Material ::
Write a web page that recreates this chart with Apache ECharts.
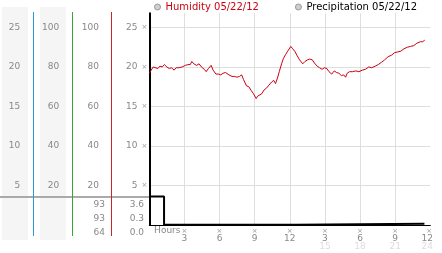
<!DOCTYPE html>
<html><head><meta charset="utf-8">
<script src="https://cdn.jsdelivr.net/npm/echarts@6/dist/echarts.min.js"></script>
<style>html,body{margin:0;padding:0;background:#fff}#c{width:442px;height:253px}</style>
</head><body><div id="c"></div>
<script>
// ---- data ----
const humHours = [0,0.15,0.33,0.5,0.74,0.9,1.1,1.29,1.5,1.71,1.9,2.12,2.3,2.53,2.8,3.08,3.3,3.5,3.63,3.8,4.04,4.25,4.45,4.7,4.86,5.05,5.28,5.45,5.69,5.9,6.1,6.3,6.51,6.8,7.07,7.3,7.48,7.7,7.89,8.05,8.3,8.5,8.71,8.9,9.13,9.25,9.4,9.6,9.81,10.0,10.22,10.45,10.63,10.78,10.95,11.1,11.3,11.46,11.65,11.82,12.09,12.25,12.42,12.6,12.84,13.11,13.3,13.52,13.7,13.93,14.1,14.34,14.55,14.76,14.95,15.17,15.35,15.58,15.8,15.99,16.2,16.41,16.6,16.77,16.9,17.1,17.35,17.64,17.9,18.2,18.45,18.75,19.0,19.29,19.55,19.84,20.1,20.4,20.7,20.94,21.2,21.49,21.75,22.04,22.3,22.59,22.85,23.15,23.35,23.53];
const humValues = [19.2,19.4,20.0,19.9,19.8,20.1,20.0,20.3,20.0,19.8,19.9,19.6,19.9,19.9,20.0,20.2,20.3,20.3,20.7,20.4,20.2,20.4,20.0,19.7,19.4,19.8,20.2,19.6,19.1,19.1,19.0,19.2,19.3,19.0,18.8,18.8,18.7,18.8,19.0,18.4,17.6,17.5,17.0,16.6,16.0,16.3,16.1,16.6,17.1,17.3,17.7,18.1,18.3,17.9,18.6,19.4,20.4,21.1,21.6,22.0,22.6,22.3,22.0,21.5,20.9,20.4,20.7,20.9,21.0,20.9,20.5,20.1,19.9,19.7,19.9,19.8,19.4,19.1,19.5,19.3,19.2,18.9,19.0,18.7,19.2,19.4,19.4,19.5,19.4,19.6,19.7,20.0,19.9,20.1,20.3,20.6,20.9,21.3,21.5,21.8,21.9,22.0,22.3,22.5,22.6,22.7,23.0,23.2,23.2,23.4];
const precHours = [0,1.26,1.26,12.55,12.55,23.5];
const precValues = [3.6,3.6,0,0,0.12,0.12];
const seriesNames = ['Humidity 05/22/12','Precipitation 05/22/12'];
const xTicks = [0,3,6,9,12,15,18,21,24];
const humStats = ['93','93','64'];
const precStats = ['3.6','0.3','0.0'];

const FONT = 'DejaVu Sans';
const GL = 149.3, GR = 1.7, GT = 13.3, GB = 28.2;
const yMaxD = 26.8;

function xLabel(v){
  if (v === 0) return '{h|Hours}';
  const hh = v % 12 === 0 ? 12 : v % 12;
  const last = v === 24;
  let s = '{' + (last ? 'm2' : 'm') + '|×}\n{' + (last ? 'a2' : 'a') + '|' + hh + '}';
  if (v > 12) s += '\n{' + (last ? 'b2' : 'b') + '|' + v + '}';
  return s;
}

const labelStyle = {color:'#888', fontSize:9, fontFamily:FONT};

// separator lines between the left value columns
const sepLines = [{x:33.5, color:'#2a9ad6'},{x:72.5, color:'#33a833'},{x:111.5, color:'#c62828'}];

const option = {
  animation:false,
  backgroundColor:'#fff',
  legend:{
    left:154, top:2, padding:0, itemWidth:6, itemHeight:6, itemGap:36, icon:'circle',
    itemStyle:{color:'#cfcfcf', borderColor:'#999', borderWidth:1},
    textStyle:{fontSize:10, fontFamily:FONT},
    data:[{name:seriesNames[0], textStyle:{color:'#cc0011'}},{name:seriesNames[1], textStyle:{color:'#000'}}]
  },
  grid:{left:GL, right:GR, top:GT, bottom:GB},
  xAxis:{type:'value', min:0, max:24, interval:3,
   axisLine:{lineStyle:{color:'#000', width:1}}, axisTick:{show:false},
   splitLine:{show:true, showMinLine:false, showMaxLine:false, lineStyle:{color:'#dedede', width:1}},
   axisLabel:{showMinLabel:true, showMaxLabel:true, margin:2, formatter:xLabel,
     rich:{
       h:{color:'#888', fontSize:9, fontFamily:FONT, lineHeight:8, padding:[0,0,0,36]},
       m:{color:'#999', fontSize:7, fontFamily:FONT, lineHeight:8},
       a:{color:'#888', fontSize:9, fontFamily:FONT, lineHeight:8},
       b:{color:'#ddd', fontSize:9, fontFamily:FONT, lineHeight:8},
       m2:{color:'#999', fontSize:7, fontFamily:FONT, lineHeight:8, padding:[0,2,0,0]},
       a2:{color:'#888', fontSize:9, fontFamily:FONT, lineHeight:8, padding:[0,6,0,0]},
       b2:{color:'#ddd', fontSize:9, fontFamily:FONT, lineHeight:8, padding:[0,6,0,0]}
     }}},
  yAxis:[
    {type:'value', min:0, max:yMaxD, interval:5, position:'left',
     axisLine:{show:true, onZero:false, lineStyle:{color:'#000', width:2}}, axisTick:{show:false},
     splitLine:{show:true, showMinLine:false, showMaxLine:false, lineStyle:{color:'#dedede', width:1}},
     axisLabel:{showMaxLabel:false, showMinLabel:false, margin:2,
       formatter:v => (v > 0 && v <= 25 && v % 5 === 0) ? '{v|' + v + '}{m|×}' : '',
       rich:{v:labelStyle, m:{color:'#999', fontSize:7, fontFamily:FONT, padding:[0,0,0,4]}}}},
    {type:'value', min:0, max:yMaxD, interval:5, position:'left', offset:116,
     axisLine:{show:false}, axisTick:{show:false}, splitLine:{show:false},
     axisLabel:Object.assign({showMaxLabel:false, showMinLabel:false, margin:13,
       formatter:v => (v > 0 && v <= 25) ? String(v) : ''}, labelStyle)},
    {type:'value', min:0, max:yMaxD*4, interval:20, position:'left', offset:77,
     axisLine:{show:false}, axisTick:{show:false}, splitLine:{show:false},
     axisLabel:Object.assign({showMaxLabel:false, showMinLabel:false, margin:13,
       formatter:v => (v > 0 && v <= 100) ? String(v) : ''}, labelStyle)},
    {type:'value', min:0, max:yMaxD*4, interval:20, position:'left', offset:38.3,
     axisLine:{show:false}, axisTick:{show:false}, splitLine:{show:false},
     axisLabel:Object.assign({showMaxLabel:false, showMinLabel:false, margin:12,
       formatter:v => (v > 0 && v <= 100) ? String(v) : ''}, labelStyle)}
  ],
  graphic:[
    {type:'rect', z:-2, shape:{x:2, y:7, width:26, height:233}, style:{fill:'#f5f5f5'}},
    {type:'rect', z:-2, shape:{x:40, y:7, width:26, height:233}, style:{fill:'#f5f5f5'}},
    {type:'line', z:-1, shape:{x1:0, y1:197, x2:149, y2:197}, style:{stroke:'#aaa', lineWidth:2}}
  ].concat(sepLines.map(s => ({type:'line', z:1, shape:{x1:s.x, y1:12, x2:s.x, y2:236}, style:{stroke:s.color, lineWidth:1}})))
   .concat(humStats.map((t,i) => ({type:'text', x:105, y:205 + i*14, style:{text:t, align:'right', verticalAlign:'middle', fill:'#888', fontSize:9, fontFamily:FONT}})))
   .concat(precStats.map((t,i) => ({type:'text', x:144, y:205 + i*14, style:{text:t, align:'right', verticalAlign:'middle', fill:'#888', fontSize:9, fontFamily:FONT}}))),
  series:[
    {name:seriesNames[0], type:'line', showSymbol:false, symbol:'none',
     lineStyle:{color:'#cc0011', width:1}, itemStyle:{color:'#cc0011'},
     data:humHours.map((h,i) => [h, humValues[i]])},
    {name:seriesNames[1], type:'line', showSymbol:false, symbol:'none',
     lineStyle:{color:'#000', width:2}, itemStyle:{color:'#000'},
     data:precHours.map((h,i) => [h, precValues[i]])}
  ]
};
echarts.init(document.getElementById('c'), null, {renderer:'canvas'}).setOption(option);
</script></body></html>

Direction ::
Reproduce exactly the run of lines that opens the listing and closes with the line holding "const yMaxD = 26.8;". Pictures are excluded.

Solution ::
Write a web page that recreates this chart with Apache ECharts.
<!DOCTYPE html>
<html><head><meta charset="utf-8">
<script src="https://cdn.jsdelivr.net/npm/echarts@6/dist/echarts.min.js"></script>
<style>html,body{margin:0;padding:0;background:#fff}#c{width:442px;height:253px}</style>
</head><body><div id="c"></div>
<script>
// ---- data ----
const humHours = [0,0.15,0.33,0.5,0.74,0.9,1.1,1.29,1.5,1.71,1.9,2.12,2.3,2.53,2.8,3.08,3.3,3.5,3.63,3.8,4.04,4.25,4.45,4.7,4.86,5.05,5.28,5.45,5.69,5.9,6.1,6.3,6.51,6.8,7.07,7.3,7.48,7.7,7.89,8.05,8.3,8.5,8.71,8.9,9.13,9.25,9.4,9.6,9.81,10.0,10.22,10.45,10.63,10.78,10.95,11.1,11.3,11.46,11.65,11.82,12.09,12.25,12.42,12.6,12.84,13.11,13.3,13.52,13.7,13.93,14.1,14.34,14.55,14.76,14.95,15.17,15.35,15.58,15.8,15.99,16.2,16.41,16.6,16.77,16.9,17.1,17.35,17.64,17.9,18.2,18.45,18.75,19.0,19.29,19.55,19.84,20.1,20.4,20.7,20.94,21.2,21.49,21.75,22.04,22.3,22.59,22.85,23.15,23.35,23.53];
const humValues = [19.2,19.4,20.0,19.9,19.8,20.1,20.0,20.3,20.0,19.8,19.9,19.6,19.9,19.9,20.0,20.2,20.3,20.3,20.7,20.4,20.2,20.4,20.0,19.7,19.4,19.8,20.2,19.6,19.1,19.1,19.0,19.2,19.3,19.0,18.8,18.8,18.7,18.8,19.0,18.4,17.6,17.5,17.0,16.6,16.0,16.3,16.1,16.6,17.1,17.3,17.7,18.1,18.3,17.9,18.6,19.4,20.4,21.1,21.6,22.0,22.6,22.3,22.0,21.5,20.9,20.4,20.7,20.9,21.0,20.9,20.5,20.1,19.9,19.7,19.9,19.8,19.4,19.1,19.5,19.3,19.2,18.9,19.0,18.7,19.2,19.4,19.4,19.5,19.4,19.6,19.7,20.0,19.9,20.1,20.3,20.6,20.9,21.3,21.5,21.8,21.9,22.0,22.3,22.5,22.6,22.7,23.0,23.2,23.2,23.4];
const precHours = [0,1.26,1.26,12.55,12.55,23.5];
const precValues = [3.6,3.6,0,0,0.12,0.12];
const seriesNames = ['Humidity 05/22/12','Precipitation 05/22/12'];
const xTicks = [0,3,6,9,12,15,18,21,24];
const humStats = ['93','93','64'];
const precStats = ['3.6','0.3','0.0'];

const FONT = 'DejaVu Sans';
const GL = 149.3, GR = 1.7, GT = 13.3, GB = 28.2;
const yMaxD = 26.8;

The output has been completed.